[PATCH/RFC] Pre-increment preparation pass

Andrew Trick atrick at apple.com
Mon Feb 4 20:42:19 PST 2013


On Feb 4, 2013, at 7:33 PM, Hal Finkel <hfinkel at anl.gov> wrote:

>> Here are some possible next steps for improving pre/post inc
>> generation:
>> 
>> - Fix DAGCombine so that it preserves the IV chains formed at
>> IR-level.
> 
> If you're talking about what I think you're talking about, at least for the case where all of the offsets are constants, I've already worked on this. I have a patch on the list, see my e-mail titled, "Constant folding around pre-increment loads and stores." This does not generally prevent pre-increment formation, but before this fix, makes the result less useful.
> 
>> 
>> - Modify LSR to make use of target hooks to detect IV chains that
>> will
>>  result in pre/post-inc ld/st formation. Use that information to
>>  guide heuristics so that we generate those chains in more cases,
>>  rather than purely attempting to reduce register pressure. Handle
>>  the cases that matter to you without regressing other
>>  targets. Possibly add some detection of common idioms if that makes
>>  it easier.
>> 
>> - Add very simple straight-line address-chain formation pass after
>> LSR
>>  to cleanup simple ld/st sequences. This would need to form phis. It
>>  also probably could be done without SCEV.
> 
> If you don't mind, I'd appreciate some more specific advice. First, is the current implementation of LSR capable of performing this transformation:
>>> for (int i = 0; i < N; ++i) {
>>> x[i] = y[i]
>>> }
>>> needs to be transformed to look more like this:
>>> T *a = x[-1], *b = y[-1];
>>> for (int i = 0; i < N; ++i) {
>>> *++a = *++b;
>>> }
> or is this what the "straight-line address-chain formation pass" you imagine would do? If LSR can do this, what contributes to the decision of whether or not it should be done? In some sense, this is the most important part because this is what enables using the pre-increment forms in the first place. Convincing LSR to otherwise form the chains in unrolled loops seems to be a function of the chain cost functions. Where should I start looking to see how to modify those?

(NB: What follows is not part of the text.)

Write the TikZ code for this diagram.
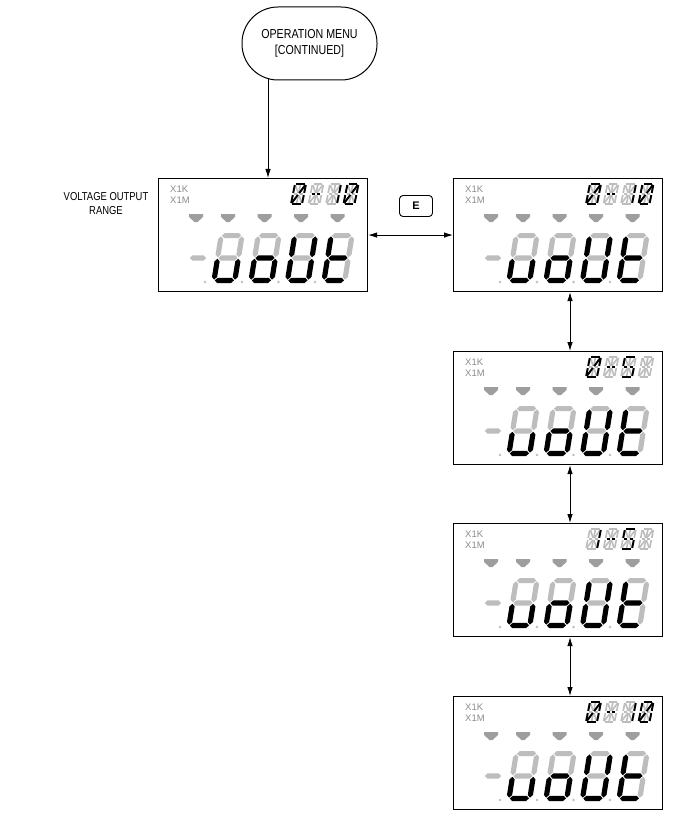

I hope that LSR can handle any case involving unrolled inner loops. 

By "straight-line" address chains, I mean not involving a phi and not requiring any induction variable recognition.
This new pass would be very simple, but could cover a series of ld/st operations that don't involve a loop index, like structure initialization. Naturally, it would also work on outer loops, non-loops, or non-simplified loops.

I actually don't think this would be useful to you. I was just pointing out that it's a missing optimization and might be useful in reducing code size.